Feeling aggrieved with final assessment order, assessee preferred appeal before us.
At the outset, the ld. AR has drawn our attention to page 382 of the paper book wherein the assessee has submitted that the software development agreement was entered by the assessee with M/s.Keypoint Technologies (UK) Limited w.e.f. 01.09.2015. However, the TPO while making the adjustment has taken into account the whole one year staring from 01.04.2015 to 31.03.2016. It was contended by the ld. AR that the above said fact was brought to the notice of the TPO/DRP at the time of assessment and appellate proceedings. However, both the authorities have failed to consider the above said aspect and made the addition in the hands of the assessee for the whole period.
4.1. The ld. AR further submitted that if this issue is remanded back to the file of TPO for verification, with a direction to restrict the addition from the date of entering into agreement, then the other grounds raised by the assessee need not be adjudicated and the assessee will not press the same.
On the other hand, the ld. DR fairly submitted that in the TP Study Report of the assessee, this aspect has specifically been raised by the assessee.
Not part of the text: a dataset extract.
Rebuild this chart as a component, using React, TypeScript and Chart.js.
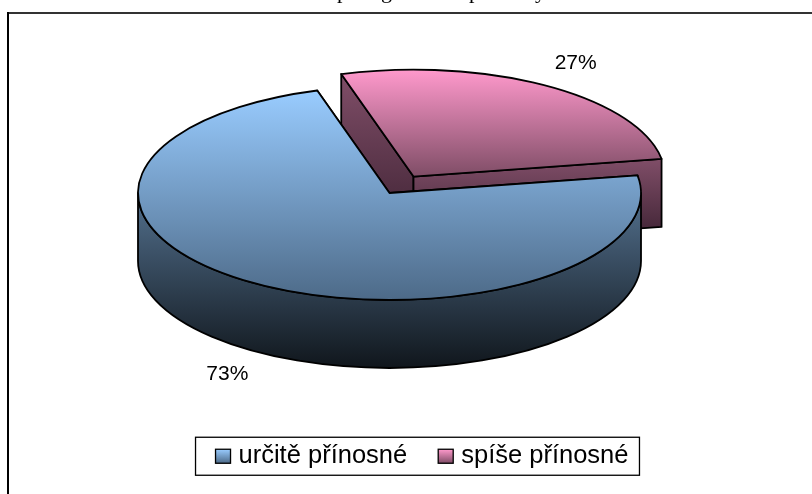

However, for the reasons best known to the DRP, the same has not been considered.
We have heard the rival submissions and perused the material on record. In the present case, from the TP Report of the assessee and the TP order, it is clear that the agreement was entered between the assessee and it’s Associated Enterprise w.e.f. 01.09.2015 and based on that the international transaction were required to benchmark in accordance with Chapter X of the Income Tax Act. Unfortunately, the lower authorities have not considered the above aspect and has rejected the TP study and made adjustments for the whole year. Having considered the above submissions of the assessee, we are of the view that the matter is required to remit back to the file of Assessing Officer for verification whether the assessee has entered into software development agreement with it’s A.E. from 01.09.2015 or not. In case, the Assessing Officer / TPO on verification concludes that the adjustment was arrived on 01.09.2015 then the corresponding TP Adjustment shall be carried by the TPO / Assessing Officer from 01.09.2015 to 31.03.2016 itself. With the above said observation, the main ground raised by the assessee is allowed for statistical purposes.
We have not adjudicated the other grounds raised by the assessee as we are remanding back the above noted issue to the file of the TPO. Accordingly, the other grounds raised by the assessee are dismissed being infructuous. Thus, the appeal of the assessee is allowed for statistical purposes.
In the result, the appeal of the assessee is allowed for statistical purposes.